The Tigers could be a lot better in 2019 if they went out and signed free agents, but much more importantly, they could set themselves up for real greatness in 2020 to 2022 if they acquire building block players right now who will be there when Mize, Manning, Paredes, and Perez coming knocking.
There is still time. We are in the midst of a league-wide cheapskate crisis, meaning that there are great players still available on the market in mid-February. If the Tigers want to build a winner now and into the near future, the path to return to the top of the Central is wide open. All it will take is spending money that they have. It will cost them nothing in prospect talent. Going into 2019 spending less than $130 million on the big league roster is a joke for an organization with the history and resources of the Tigers. The fans in Detroit want a winner and the leadership of the team isn’t even pretending like they care.
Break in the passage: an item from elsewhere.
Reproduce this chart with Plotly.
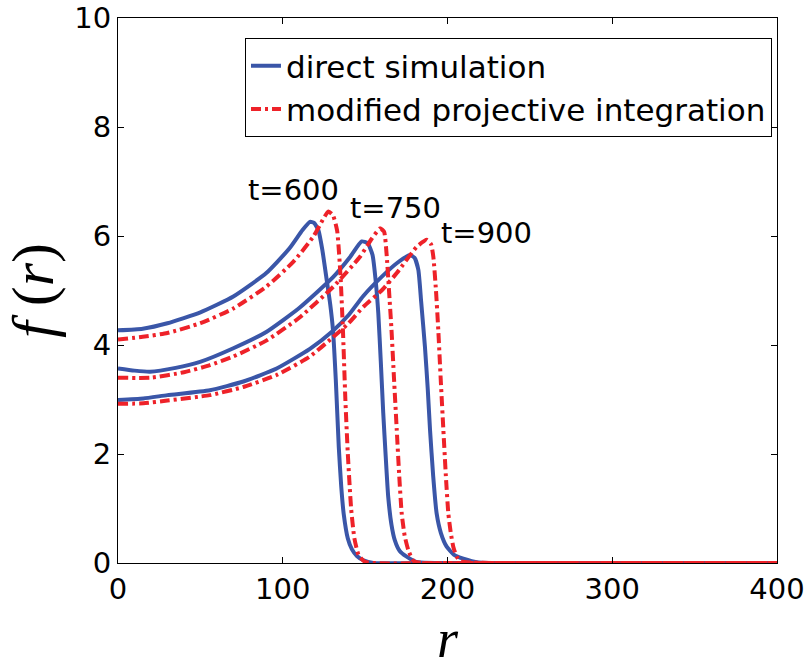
import plotly.graph_objects as go

# ---- data ----
r_blue_600 = [0, 15, 30, 50, 70, 90, 104, 112, 116.5, 119, 121.6, 124, 126.7, 128.8, 130.5, 132.2, 134, 135.5, 137, 139.5, 142, 145, 149, 155, 200, 300, 400]
f_blue_600 = [4.27, 4.30, 4.40, 4.60, 4.89, 5.32, 5.77, 6.11, 6.26, 6.24, 6.11, 5.75, 5.19, 4.75, 4.27, 3.36, 2.13, 1.40, 0.90, 0.45, 0.25, 0.13, 0.05, 0.0, 0.0, 0.0, 0.0]

r_red_600 = [0, 15, 30, 50, 70, 90, 106.5, 118.6, 124.7, 127.7, 130.5, 133, 135, 136.5, 138, 139.5, 141.5, 143.5, 146, 150, 200, 300, 400]
f_red_600 = [4.10, 4.15, 4.22, 4.40, 4.67, 5.07, 5.53, 5.99, 6.32, 6.45, 6.38, 6.10, 5.30, 4.30, 3.00, 2.00, 1.00, 0.45, 0.15, 0.02, 0.0, 0.0, 0.0]

r_blue_750 = [0, 10, 19.4, 35, 49.8, 70, 90, 110, 130.7, 141, 147.9, 151.5, 154.5, 156.5, 158, 159.5, 161, 162.5, 164, 166, 168, 171, 175, 181, 220, 300, 400]
f_blue_750 = [3.57, 3.53, 3.51, 3.58, 3.69, 3.94, 4.24, 4.68, 5.25, 5.62, 5.90, 5.87, 5.65, 5.15, 4.58, 3.70, 2.75, 1.95, 1.22, 0.70, 0.42, 0.22, 0.12, 0.02, 0.0, 0.0, 0.0]

r_red_750 = [0, 20, 40, 55.8, 70, 90, 110, 130.7, 146.9, 154, 159, 161.5, 163, 164.5, 166, 167.5, 169.2, 170.7, 172.2, 174, 176.2, 179.7, 220, 300, 400]
f_red_750 = [3.40, 3.40, 3.50, 3.63, 3.79, 4.08, 4.50, 5.07, 5.62, 5.95, 6.14, 6.08, 5.68, 5.00, 4.28, 3.40, 2.44, 1.60, 0.91, 0.50, 0.24, 0.03, 0.0, 0.0, 0.0]

r_blue_900 = [0, 15.4, 30, 55.8, 76.1, 96.3, 116.5, 130, 140, 148.9, 160, 169.2, 177.2, 180, 182.3, 184, 186.3, 188, 189.4, 191.3, 193.4, 196, 199.5, 204, 209.6, 219, 260, 330, 400]
f_blue_900 = [2.99, 3.02, 3.08, 3.17, 3.33, 3.57, 3.93, 4.25, 4.55, 4.90, 5.25, 5.50, 5.65, 5.60, 5.38, 4.80, 3.97, 3.20, 2.44, 1.60, 0.91, 0.55, 0.30, 0.15, 0.08, 0.01, 0.0, 0.0, 0.0]

r_red_900 = [0, 15.4, 30, 55.8, 76.1, 96.3, 116.5, 130, 140, 148.9, 160, 169.2, 181.3, 187.4, 190, 191.4, 193, 194.4, 196, 197.5, 199, 200.5, 202, 203.5, 205.5, 208, 250, 330, 400]
f_red_900 = [2.92, 2.93, 2.98, 3.08, 3.23, 3.45, 3.79, 4.13, 4.40, 4.70, 5.00, 5.32, 5.80, 5.93, 5.85, 5.62, 5.00, 4.28, 3.30, 2.44, 1.60, 0.91, 0.55, 0.30, 0.12, 0.03, 0.0, 0.0, 0.0]

time_labels = ["t=600", "t=750", "t=900"]
label_r = [106.4, 168.2, 223.8]
label_f = [6.84, 6.51, 6.05]

x_ticks = [0, 100, 200, 300, 400]
y_ticks = [0, 2, 4, 6, 8, 10]

BLUE = "#3a56a8"
RED = "#ee2229"
FONT = "DejaVu Sans"

fig = go.Figure()

blue_sets = [(r_blue_600, f_blue_600), (r_blue_750, f_blue_750), (r_blue_900, f_blue_900)]
red_sets = [(r_red_600, f_red_600), (r_red_750, f_red_750), (r_red_900, f_red_900)]

for i, (rr, ff) in enumerate(blue_sets):
    fig.add_trace(go.Scatter(
        x=rr, y=ff, mode="lines", name="direct simulation",
        legendgroup="direct", showlegend=(i == 0),
        line=dict(color=BLUE, width=4, shape="spline", smoothing=0.5),
    ))
for i, (rr, ff) in enumerate(red_sets):
    fig.add_trace(go.Scatter(
        x=rr, y=ff, mode="lines", name="modified projective integration",
        legendgroup="mpi", showlegend=(i == 0),
        line=dict(color=RED, width=4, dash="10px,4px,3px,4px", shape="spline", smoothing=0.5),
    ))

for txt, xr, yf in zip(time_labels, label_r, label_f):
    fig.add_annotation(x=xr, y=yf, text=txt, showarrow=False,
                       font=dict(family=FONT, size=29, color="black"))

fig.update_layout(
    width=811, height=669,
    margin=dict(l=118, r=34, t=18, b=106),
    paper_bgcolor="white", plot_bgcolor="white",
    showlegend=True,
    legend=dict(
        x=0.9924, y=0.963, xanchor="right", yanchor="top",
        bordercolor="black", borderwidth=1, bgcolor="white",
        font=dict(family=FONT, size=31, color="black"),
        itemwidth=30, tracegroupgap=0,
    ),
    xaxis=dict(
        range=[0, 400], tickvals=x_ticks, ticktext=[str(v) for v in x_ticks],
        showline=True, linecolor="black", linewidth=1, mirror="ticks",
        ticks="inside", ticklen=6, tickcolor="black",
        showgrid=False, zeroline=False, automargin=False,
        tickfont=dict(family=FONT, size=29, color="black"),
        title=dict(text="<i>r</i>", font=dict(family="Liberation Serif", size=54, color="black"), standoff=18),
    ),
    yaxis=dict(
        range=[0, 10], tickvals=y_ticks, ticktext=[str(v) for v in y_ticks],
        showline=True, linecolor="black", linewidth=1, mirror="ticks",
        ticks="inside", ticklen=6, tickcolor="black",
        showgrid=False, zeroline=False, automargin=False,
        tickfont=dict(family=FONT, size=29, color="black"),
        title=dict(text="<i>f</i> (<i>r</i>)", font=dict(family="Liberation Serif", size=60, color="black"), standoff=8),
    ),
)

fig.write_html("out.html")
Mike Ilitch sometimes overspent on big name veterans, occasionally to his detriment. But you can bet if he had a change to sign generational talents at age 26, he wouldn’t be sitting on his hands talking about payroll flexibility and rebuilding. Mike Ilitch would have spent the money because Mike Ilitch wanted to win as desperately as any owner in recent memory. There is still time his successor to follow that example.